Capacity limits and QoS expectations

Per-beam capacity on D2D links will be limited versus terrestrial LTE/5G. Early offers should be framed around essential connectivity: voice, messaging, and moderate data. Latency will be higher than terrestrial but workable for voice if managed; enterprise customers should test critical apps and telemetry under intermittent and continuous modes.

Gateway backhaul and core integration

Backhaul to gateways, policy control in the core, lawful intercept, emergency calling, and location services all require careful integration. MNOs should validate handover behaviors between terrestrial and satellite layers, charging records for satellite sessions, and customer support workflows tailored to pass-based connectivity.

Buyer playbook for NTN/D2D adoption

With 2026 approaching, procurement, engineering, and product teams should prepare staged adoption plans tied to clear KPIs.

MNO/MVNO integration roadmap

Finalize NTN integration roadmaps covering spectrum coordination, device acceptance, emergency services, and billing. Pilot in rural and disaster-prone areas first, with defined SLAs for voice setup success, MOS for VoLTE, message delivery times, and data session reliability.

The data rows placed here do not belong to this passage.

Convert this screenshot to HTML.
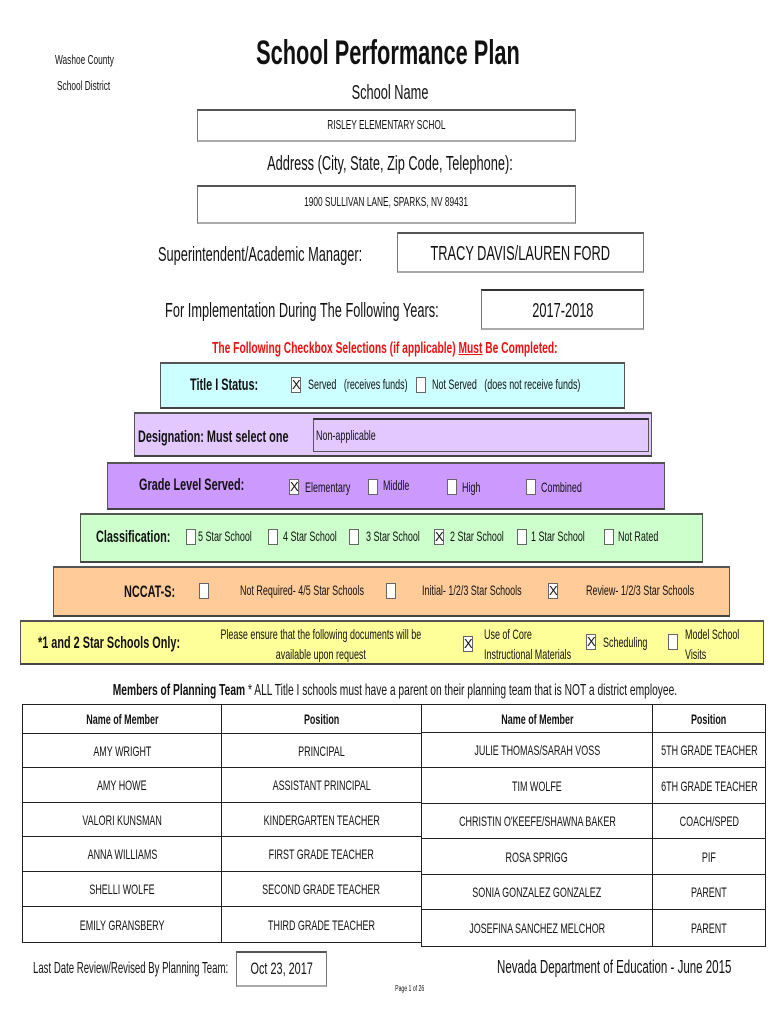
<!DOCTYPE html>
<html><head><meta charset="utf-8"><style>
body{margin:0;width:770px;height:1024px;background:#fff;position:relative;overflow:hidden;font-family:"Liberation Sans",sans-serif;color:#111}
.a{position:absolute;white-space:nowrap}
.c{position:absolute;text-align:center;white-space:nowrap}
.c>span{display:inline-block;transform:scaleX(.64);transform-origin:center;margin:0 -300px}
.l>span{display:inline-block;transform:scaleX(.64);transform-origin:left}
.b{font-weight:bold}
.box{position:absolute;border:1px solid #777;border-top:2px solid #555;border-bottom:2px solid #aaa;box-sizing:border-box;background:#fff}
.band{position:absolute;box-sizing:border-box;border:1px solid #555;border-top:2px solid #555;border-bottom:2px solid #444}
.cb{position:absolute;width:10px;height:16px;border:1px solid #666;background:#fff;box-sizing:border-box;font-size:13px;line-height:14px;text-align:center}
table{position:absolute;border-collapse:collapse;table-layout:fixed}
td{border:1.5px solid #222;text-align:center;font-size:14px;padding:0;overflow:visible;white-space:nowrap}
td span{display:inline-block;transform:scaleX(.64);margin:0 -100px}
</style></head><body>
<div class="a l" style="left:55px;top:52px;font-size:13px"><span>Washoe County</span></div>
<div class="a l" style="left:57px;top:78px;font-size:13px"><span>School District</span></div>
<div class="c b" style="left:188px;width:400px;top:34px;font-size:34px"><span>School Performance Plan</span></div>
<div class="c" style="left:190px;width:400px;top:82px;font-size:20px"><span>School Name</span></div>
<div class="box" style="left:197px;top:109px;width:379px;height:33px"></div>
<div class="c" style="left:197px;width:379px;top:117px;font-size:13px"><span>RISLEY ELEMENTARY SCHOL</span></div>
<div class="c" style="left:190px;width:400px;top:153px;font-size:20px"><span>Address (City, State, Zip Code, Telephone):</span></div>
<div class="box" style="left:197px;top:185px;width:379px;height:39px"></div>
<div class="c" style="left:197px;width:379px;top:194px;font-size:13px"><span>1900 SULLIVAN LANE, SPARKS, NV 89431</span></div>
<div class="a l" style="left:158px;top:244px;font-size:20px"><span>Superintendent/Academic Manager:</span></div>
<div class="box" style="left:397px;top:232px;width:247px;height:41px"></div>
<div class="c" style="left:397px;width:247px;top:243px;font-size:20px"><span>TRACY DAVIS/LAUREN FORD</span></div>
<div class="a l" style="left:165px;top:300px;font-size:20px"><span>For Implementation During The Following Years:</span></div>
<div class="box" style="left:481px;top:289px;width:163px;height:41px;border-top-color:#333"></div>
<div class="c" style="left:481px;width:163px;top:300px;font-size:20px"><span>2017-2018</span></div>
<div class="c b" style="left:135px;width:500px;top:340px;font-size:16px;color:#f01010"><span>The Following Checkbox Selections (if applicable) <u>Must</u> Be Completed:</span></div>

<div class="band" style="left:160px;top:362px;width:465px;height:47px;background:#ccffff"></div>
<div class="a l b" style="left:190px;top:375px;font-size:17px"><span>Title I Status:</span></div>
<div class="cb" style="left:291px;top:377px">X</div>
<div class="a l" style="left:308px;top:376px;font-size:14px"><span>Served &nbsp;&nbsp;(receives funds)</span></div>
<div class="cb" style="left:416px;top:377px"></div>
<div class="a l" style="left:432px;top:376px;font-size:14px"><span>Not Served &nbsp;&nbsp;(does not receive funds)</span></div>

<div class="band" style="left:134px;top:412px;width:518px;height:45px;background:#e3c8ff"></div>
<div class="a l b" style="left:138px;top:427px;font-size:17px"><span>Designation: Must select one</span></div>
<div style="position:absolute;left:313px;top:418px;width:336px;height:34px;border:1px solid #555;border-top:2px solid #333;box-sizing:border-box"></div>
<div class="a l" style="left:316px;top:427px;font-size:14px"><span>Non-applicable</span></div>

<div class="band" style="left:107px;top:462px;width:558px;height:48px;background:#cc99ff"></div>
<div class="a l b" style="left:139px;top:475px;font-size:17px"><span>Grade Level Served:</span></div>
<div class="cb" style="left:289px;top:479px">X</div>
<div class="a l" style="left:305px;top:479px;font-size:14px"><span>Elementary</span></div>
<div class="cb" style="left:368px;top:479px"></div>
<div class="a l" style="left:383px;top:477px;font-size:14px"><span>Middle</span></div>
<div class="cb" style="left:447px;top:479px"></div>
<div class="a l" style="left:462px;top:479px;font-size:14px"><span>High</span></div>
<div class="cb" style="left:526px;top:479px"></div>
<div class="a l" style="left:541px;top:479px;font-size:14px"><span>Combined</span></div>

<div class="band" style="left:80px;top:513px;width:623px;height:50px;background:#ccffcc"></div>
<div class="a l b" style="left:96px;top:527px;font-size:17px"><span>Classification:</span></div>
<div class="cb" style="left:186px;top:529px"></div><div class="a l" style="left:198px;top:528px;font-size:14px"><span>5 Star School</span></div>
<div class="cb" style="left:268px;top:529px"></div><div class="a l" style="left:283px;top:528px;font-size:14px"><span>4 Star School</span></div>
<div class="cb" style="left:349px;top:529px"></div><div class="a l" style="left:366px;top:528px;font-size:14px"><span>3 Star School</span></div>
<div class="cb" style="left:434px;top:529px">X</div><div class="a l" style="left:450px;top:528px;font-size:14px"><span>2 Star School</span></div>
<div class="cb" style="left:517px;top:529px"></div><div class="a l" style="left:531px;top:528px;font-size:14px"><span>1 Star School</span></div>
<div class="cb" style="left:604px;top:529px"></div><div class="a l" style="left:618px;top:528px;font-size:14px"><span>Not Rated</span></div>

<div class="band" style="left:53px;top:566px;width:677px;height:51px;background:#ffcc99"></div>
<div class="a l b" style="left:124px;top:582px;font-size:17px"><span>NCCAT-S:</span></div>
<div class="cb" style="left:199px;top:583px"></div><div class="a l" style="left:240px;top:582px;font-size:14px"><span>Not Required- 4/5 Star Schools</span></div>
<div class="cb" style="left:386px;top:583px"></div><div class="a l" style="left:422px;top:582px;font-size:14px"><span>Initial- 1/2/3 Star Schools</span></div>
<div class="cb" style="left:548px;top:583px">X</div><div class="a l" style="left:586px;top:582px;font-size:14px"><span>Review- 1/2/3 Star Schools</span></div>

<div class="band" style="left:20px;top:620px;width:744px;height:45px;background:#ffff99"></div>
<div class="a l b" style="left:38px;top:633px;font-size:17px"><span>*1 and 2 Star Schools Only:</span></div>
<div class="c" style="left:196px;width:250px;top:624px;font-size:14px;line-height:20px"><span>Please ensure that the following documents will be<br>available upon request</span></div>
<div class="cb" style="left:463px;top:636px">X</div>
<div class="a l" style="left:484px;top:624px;font-size:14px;line-height:20px"><span>Use of Core<br>Instructional Materials</span></div>
<div class="cb" style="left:586px;top:634px">X</div><div class="a l" style="left:603px;top:634px;font-size:14px"><span>Scheduling</span></div>
<div class="cb" style="left:668px;top:634px"></div>
<div class="a l" style="left:685px;top:624px;font-size:14px;line-height:20px"><span>Model School<br>Visits</span></div>

<div class="c" style="left:35px;width:720px;top:682px;font-size:16px"><span><b>Members of Planning Team</b> * ALL Title I schools must have a parent on their planning team that is NOT a district employee.</span></div>

<table style="left:22px;top:704px;width:399px">
<colgroup><col style="width:199px"><col style="width:200px"></colgroup>
<tr style="height:29px"><td><b><span>Name of Member</span></b></td><td><b><span>Position</span></b></td></tr>
<tr style="height:34px"><td><span>AMY WRIGHT</span></td><td><span>PRINCIPAL</span></td></tr>
<tr style="height:35px"><td><span>AMY HOWE</span></td><td><span>ASSISTANT PRINCIPAL</span></td></tr>
<tr style="height:34px"><td><span>VALORI KUNSMAN</span></td><td><span>KINDERGARTEN TEACHER</span></td></tr>
<tr style="height:35px"><td><span>ANNA WILLIAMS</span></td><td><span>FIRST GRADE TEACHER</span></td></tr>
<tr style="height:35px"><td><span>SHELLI WOLFE</span></td><td><span>SECOND GRADE TEACHER</span></td></tr>
<tr style="height:36px"><td><span>EMILY GRANSBERY</span></td><td><span>THIRD GRADE TEACHER</span></td></tr>
</table>
<table style="left:421px;top:704px;width:344px">
<colgroup><col style="width:231px"><col style="width:113px"></colgroup>
<tr style="height:28px"><td><b><span>Name of Member</span></b></td><td><b><span>Position</span></b></td></tr>
<tr style="height:35px"><td><span>JULIE THOMAS/SARAH VOSS</span></td><td><span>5TH GRADE TEACHER</span></td></tr>
<tr style="height:36px"><td><span>TIM WOLFE</span></td><td><span>6TH GRADE TEACHER</span></td></tr>
<tr style="height:35px"><td><span>CHRISTIN O'KEEFE/SHAWNA BAKER</span></td><td><span>COACH/SPED</span></td></tr>
<tr style="height:36px"><td><span>ROSA SPRIGG</span></td><td><span>PIF</span></td></tr>
<tr style="height:35px"><td><span>SONIA GONZALEZ GONZALEZ</span></td><td><span>PARENT</span></td></tr>
<tr style="height:37px"><td><span>JOSEFINA SANCHEZ MELCHOR</span></td><td><span>PARENT</span></td></tr>
</table>

<div class="a l" style="left:33px;top:960px;font-size:16px"><span style="transform:scaleX(.6)">Last Date Review/Revised By Planning Team:</span></div>
<div class="box" style="left:236px;top:951px;width:91px;height:36px"></div>
<div class="c" style="left:236px;width:91px;top:959px;font-size:17px"><span>Oct 23, 2017</span></div>
<div class="a l" style="left:497px;top:957px;font-size:18px"><span>Nevada Department of Education - June 2015</span></div>
<div class="c" style="left:370px;width:80px;top:984px;font-size:8px"><span>Page 1 of 26</span></div>
</body></html>
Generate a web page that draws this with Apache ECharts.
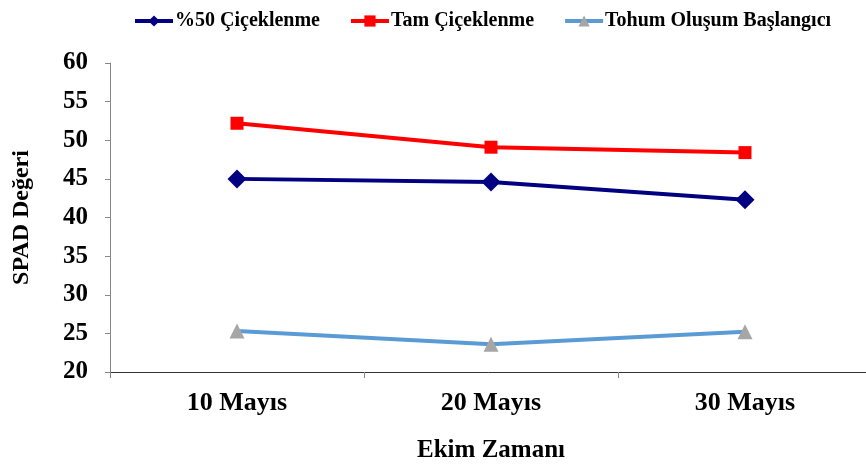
<!DOCTYPE html>
<html>
<head>
<meta charset="utf-8">
<script src="https://cdn.jsdelivr.net/npm/echarts@6/dist/echarts.min.js"></script>
<style>
  html, body { margin: 0; padding: 0; background: #fff; }
  #chart { width: 866px; height: 467px; }
</style>
</head>
<body>
<div id="chart"></div>
<script>
const categories = ['10 Mayıs', '20 Mayıs', '30 Mayıs']
const seriesNames = ['%50 Çiçeklenme', 'Tam Çiçeklenme', 'Tohum Oluşum Başlangıcı']
const ciceklenme50 = [45.0, 44.6, 42.3]
const tamCiceklenme = [52.2, 49.1, 48.4]
const tohumOlusum = [25.3, 23.6, 25.2]

const font = 'Liberation Serif'
const chart = echarts.init(document.getElementById('chart'))

const option = {
  animation: false,
  textStyle: { fontFamily: font },
  legend: {
    top: 6,
    left: 128,
    itemWidth: 38,
    itemHeight: 14,
    itemGap: 29,
    lineStyle: { width: 4 },
    textStyle: { fontFamily: font, fontWeight: 'bold', fontSize: 20, color: '#000', padding: [0, 0, 0, -3] },
    data: seriesNames,
  },
  grid: { left: 110, top: 63, width: 762, bottom: 95, outerBoundsMode: 'none' },
  xAxis: {
    type: 'category',
    data: categories,
    boundaryGap: true,
    name: 'Ekim Zamanı',
    nameLocation: 'middle',
    nameGap: 66,
    nameTextStyle: { fontFamily: font, fontWeight: 'bold', fontSize: 25, color: '#000' },
    axisLine: { lineStyle: { color: '#333', width: 1 } },
    axisTick: { show: true, length: 6, lineStyle: { color: '#888' } },
    axisLabel: { fontFamily: font, fontWeight: 'bold', fontSize: 26, color: '#000', margin: 18 },
  },
  yAxis: {
    type: 'value',
    min: 20,
    max: 60,
    interval: 5,
    name: 'SPAD Değeri',
    nameLocation: 'middle',
    nameGap: 76,
    nameTextStyle: { fontFamily: font, fontWeight: 'bold', fontSize: 24, color: '#000' },
    axisLine: { show: true, lineStyle: { color: '#888', width: 1 } },
    axisTick: { show: true, length: 5, lineStyle: { color: '#888' } },
    splitLine: { show: false },
    axisLabel: { fontFamily: font, fontWeight: 'bold', fontSize: 25, color: '#000', margin: 22 },
  },
  series: [
    {
      name: seriesNames[0],
      type: 'line',
      data: ciceklenme50,
      symbol: 'diamond',
      symbolSize: 19,
      lineStyle: { color: '#000080', width: 4 },
      itemStyle: { color: '#000080' },
    },
    {
      name: seriesNames[1],
      type: 'line',
      data: tamCiceklenme,
      symbol: 'rect',
      symbolSize: 13,
      lineStyle: { color: '#ff0000', width: 4 },
      itemStyle: { color: '#ff0000' },
    },
    {
      name: seriesNames[2],
      type: 'line',
      data: tohumOlusum,
      symbol: 'triangle',
      symbolSize: 15,
      lineStyle: { color: '#5b9bd5', width: 4 },
      itemStyle: { color: '#a6a6a6' },
    },
  ],
}

chart.setOption(option)
</script>
</body>
</html>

Align marketing to “essential connectivity” and publish transparent coverage windows during the intermittent phase.

Enterprise and public sector use cases

Identify use cases that benefit most from resilience over raw throughput: field safety, grid monitoring, rail and highway operations, maritime, and public safety. Run field trials with the specific smartphones and apps your workforce uses. Require terms that address priority access during incidents, integration with MDM/UEM, and data sovereignty at gateways.

Procurement checklist for D2D/NTN

Ask vendors for constellation timelines by market, device support lists, expected pass frequency during intermittent service, service tiers and fair use policies, emergency services compliance, and incident response procedures. For multinational deployments, confirm roaming coverage, pricing harmonization, and support SLAs across partners.

Bottom line: AST SpaceMobile’s 2026 roadmap, if executed, will turn satellite-to-phone from a niche into a network layer. The winners will be those who productize around realistic performance, integrate cleanly with MNO cores, and deliver simple experiences when users need them most.